RECORDS FOR THE TASK:
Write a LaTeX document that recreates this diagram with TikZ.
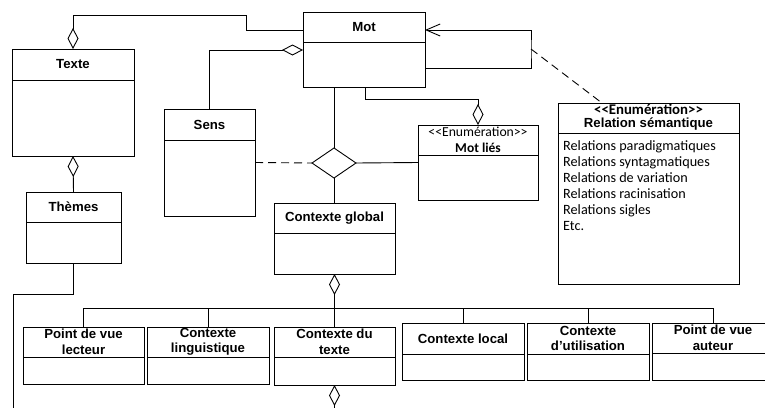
\documentclass[tikz,border=0pt]{standalone}
\usepackage{fontspec}
\setmainfont{Liberation Sans}
\newfontfamily\calibri{Carlito}[Ligatures=TeXOff]
\usetikzlibrary{arrows.meta,calc,shapes.geometric}
\newcommand\umlcls[7]{%
  \node[box, minimum width=#4pt, minimum height=#6pt] (#1) at (#2,#3) {};
  \draw[ln] ($(#1.north west)+(0,#5)$) -- ($(#1.north east)+(0,#5)$);
  \node[title] (#1-t) at ($(#1.north)+(0,#5/2)$) {#7};
}
\begin{document}
\begin{tikzpicture}[x=1pt,y=-1pt,
  ln/.style={line width=0.9pt},
  box/.style={draw, ln, inner sep=0pt, outer sep=0pt, anchor=north west},
  title/.style={font=\fontsize{13.2}{15.5}\selectfont\bfseries, align=center, inner sep=0pt},
  agg/.style={ln, -{Diamond[open, length=21pt, width=11pt, line width=0.9pt]}},
  nav/.style={ln, -{Straight Barb[length=14pt, width=12pt, line width=0.9pt]}},
  dep/.style={ln, dash pattern=on 8pt off 5pt},
  assocd/.style={draw, ln, diamond, aspect=1.4667, minimum width=44pt, minimum height=30pt, inner sep=0pt, outer sep=0pt},
  enum/.style={font=\calibri\fontsize{13.7}{15}\selectfont, inner sep=0pt},
  enumb/.style={font=\calibri\bfseries\fontsize{13.5}{14}\selectfont, inner sep=0pt},
  enumbig/.style={font=\calibri\bfseries\fontsize{14.8}{16}\selectfont, inner sep=0pt},
  items/.style={font=\calibri\fontsize{14.2}{16}\selectfont, align=left, inner sep=0pt, anchor=north west}
]
\fill[white] (0,0) rectangle (765,407);
\useasboundingbox (0,0) rectangle (765,407);

% classes
\umlcls{mot}{303}{12}{122}{30}{75}{Mot}
\umlcls{texte}{12}{49}{122}{31}{107}{Texte}
\umlcls{sens}{164}{109}{91}{31}{107}{Sens}
\umlcls{themes}{26}{192}{95}{30}{71}{Thèmes}
\umlcls{motlies}{418}{125}{120}{30}{75}{}
\node[enum] (motlies-s) at ($(motlies.north)+(0,6.5)$) {<<Enumération>>};
\node[enumb] (motlies-n) at ($(motlies.north)+(0,22.5)$) {Mot liés};
\umlcls{rel}{558}{103}{181}{30}{181}{}
\node[enumbig] (rel-s) at ($(rel.north)+(0,6)$) {<<Enumération>>};
\node[title] (rel-n) at ($(rel.north)+(0,21.5)$) {Relation sémantique};
\node[items] (rel-i) at ($(rel.north west)+(5,37)$) {Relations paradigmatiques\\Relations syntagmatiques\\Relations de variation\\Relations racinisation\\Relations sigles\\Etc.};
\umlcls{cglob}{274}{203}{121}{30}{71}{Contexte global}
\umlcls{pvl}{23}{327}{121}{30}{57}{Point de vue\\lecteur}
\umlcls{cling}{147}{327}{122}{30}{57}{Contexte\\linguistique}
\umlcls{ctexte}{274}{327}{121}{30}{58}{Contexte du\\texte}
\umlcls{cloc}{402}{323}{122}{31}{57}{Contexte local}
\umlcls{cutil}{527}{323}{122}{31}{57}{Contexte\\d’utilisation}
\umlcls{pva}{652}{323}{122}{30}{57}{Point de vue\\auteur}

% association diamond
\node[assocd] (assoc) at (334,163) {};

% connectors
\draw[agg] ($(mot.north west)+(0,18)$) -- ++(-57,0) -- ++(0,-15) -| (texte.north);
\draw[agg] (sens.north) |- ($(mot.north west)+(0,38)$);
\draw[agg] (themes.north) -- (texte.south);
\coordinate (leftend) at (13,412);
\draw[ln] (themes.south) -- ++(0,31) -| (leftend);
\draw[ln] (assoc.north) -- (assoc.north |- mot.south);
\draw[ln] (assoc.south) -- (assoc.south |- cglob.north);
\draw[dep] (sens.east) -- (assoc.west);
\draw[ln] (assoc.east) -- (motlies.west);
\draw[agg] ($(mot.south west)+(62,0)$) -- ++(0,12) -| (motlies.north);
\draw[nav] ($(mot.south east)+(0,-19)$) -- ++(106,0) -- ++(0,-19) coordinate (selfmid) -- ++(0,-19) -- ($(mot.north east)+(0,18)$);
\draw[dep] (selfmid) -- ($(rel.north west)+(44,0)$);

% contexte global composition
\coordinate (bus) at ($(pvl.north)+(0,-19)$);
\draw[agg] (ctexte.north) -- (cglob.south);
\draw[ln] (pvl.north) -- (bus) -| (pva.north);
\draw[ln] (cling.north) -- (cling.north |- bus);
\draw[ln] (cloc.north) -- (cloc.north |- bus);
\draw[ln] (cutil.north) -- (cutil.north |- bus);
\coordinate (ctbelow) at ($(ctexte.south)+(0,40)$);
\draw[agg] (ctbelow) -- (ctexte.south);
\end{tikzpicture}
\end{document}
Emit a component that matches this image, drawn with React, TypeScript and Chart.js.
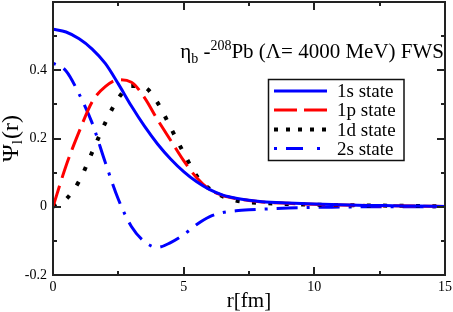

TASK BRIEF: Pick out and copy the lines of the entries that hold the string "with".

TASK RESULT:
Write a LaTeX document that recreates this diagram with TikZ.
Emit a component that matches this image, drawn with React, TypeScript and Chart.js.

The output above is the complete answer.